API responsing 500 to some requests
Incident Report for signageOS
Postmortem

Authors

Michal Artazov, Backend Team Leader

Summary

Failing of API requests caused by human error in configuration of request limiting sub-system of API.

Impact

Some API requests started unexpectedly failing with response code 500.

Trigger

Human error.

Detection

We combine Pingdom service and Postman Monitoring feature to monitor health of API endpoints. We were alerted about large amounts of 500 response codes as soon as it started happening.

Root Causes

Recently we added new functionality to API to be able to limit the number of requests each organization can do on certain endpoints. The goal of this functionality was to prevent misuse of the API and sending excessive amounts of requests that can degrade API’s performance for other clients.

At first we only applied it to two endpoints and it worked well. Today we decided to apply it to two more endpoints - Upload Applet Version Files and Upload and Update Applet Version Files.

To configure a limit for an endpoint, we match the endpoint with method and a path matching string in the format of express.js library. We use npm library path-to-regexp to match request’s path against the configurations.

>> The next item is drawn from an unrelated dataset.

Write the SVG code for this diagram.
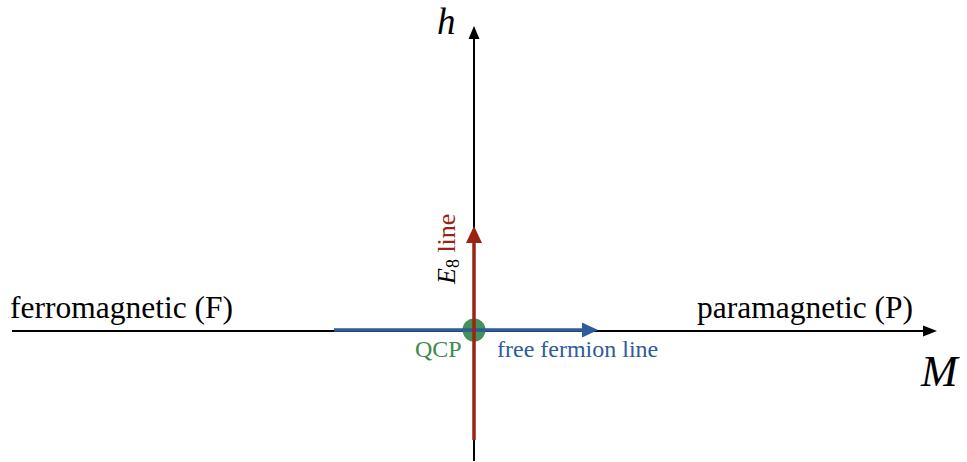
<svg xmlns="http://www.w3.org/2000/svg" width="967" height="462" viewBox="0 0 967 462">
<style>
.t{font-family:"Liberation Serif","Times New Roman",serif;}
.i{font-style:italic;}
</style>
<rect width="967" height="462" fill="#ffffff"/>
<g id="connectors">
  <g id="axis-h">
    <line x1="12" y1="331" x2="925" y2="331" stroke="#000" stroke-width="2"/>
    <polygon points="937,331 923,325.5 923,336.5" fill="#000"/>
  </g>
  <g id="axis-v">
    <line x1="474" y1="461" x2="474" y2="38" stroke="#000" stroke-width="2"/>
    <polygon points="474,26 468.5,39 479.5,39" fill="#000"/>
  </g>
</g>
<g id="qcp-node">
  <circle cx="474" cy="330" r="11.5" fill="#3a8c50" opacity="0.95"/>
</g>
<g id="free-fermion-line">
  <line x1="334" y1="330" x2="584" y2="330" stroke="#2e5c9a" stroke-width="3.5"/>
  <polygon points="598,330 582,322.5 582,337.5" fill="#2e5c9a"/>
</g>
<g id="e8-line">
  <line x1="474" y1="440" x2="474" y2="240" stroke="#9a2314" stroke-width="3.5"/>
  <polygon points="474,226 466,243 482,243" fill="#9a2314"/>
</g>
<g id="labels">
  <text class="t i" x="437" y="34" font-size="37">h</text>
  <text class="t i" x="921" y="386" font-size="44">M</text>
  <text class="t" x="10" y="318" font-size="31.5">ferromagnetic (F)</text>
  <text class="t" x="697" y="318" font-size="31.5">paramagnetic (P)</text>
  <text class="t" x="415" y="357" font-size="24" fill="#3a8c50">QCP</text>
  <text class="t" x="497" y="357" font-size="24" fill="#2e5c9a">free fermion line</text>
  <text class="t" transform="translate(455,284) rotate(-90)" font-size="26"><tspan class="i">E</tspan><tspan font-size="18" dy="4">8</tspan><tspan dy="-4" fill="#9a2314"> line</tspan></text>
</g>
</svg>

A human error caused misconfiguration and configuring an invalid path matching string. Any time it would attempt to get matched against the request’s path, it would throw an exception, causing the request to fail with 500 response code.

Remediation

We fixed the configuration to contain path matching string in correct format.

We also started working on a fix that would validate the configurations before using them so that the invalid configurations get discarded in runtime.

Posted Jun 22, 2022 - 14:49 CEST

Resolved
Failing of API requests caused by human error in configuration of request limiting sub-system of API. This issue has been resolved, API is not returning 500 response codes anymore.
Posted Jun 22, 2022 - 00:00 CEST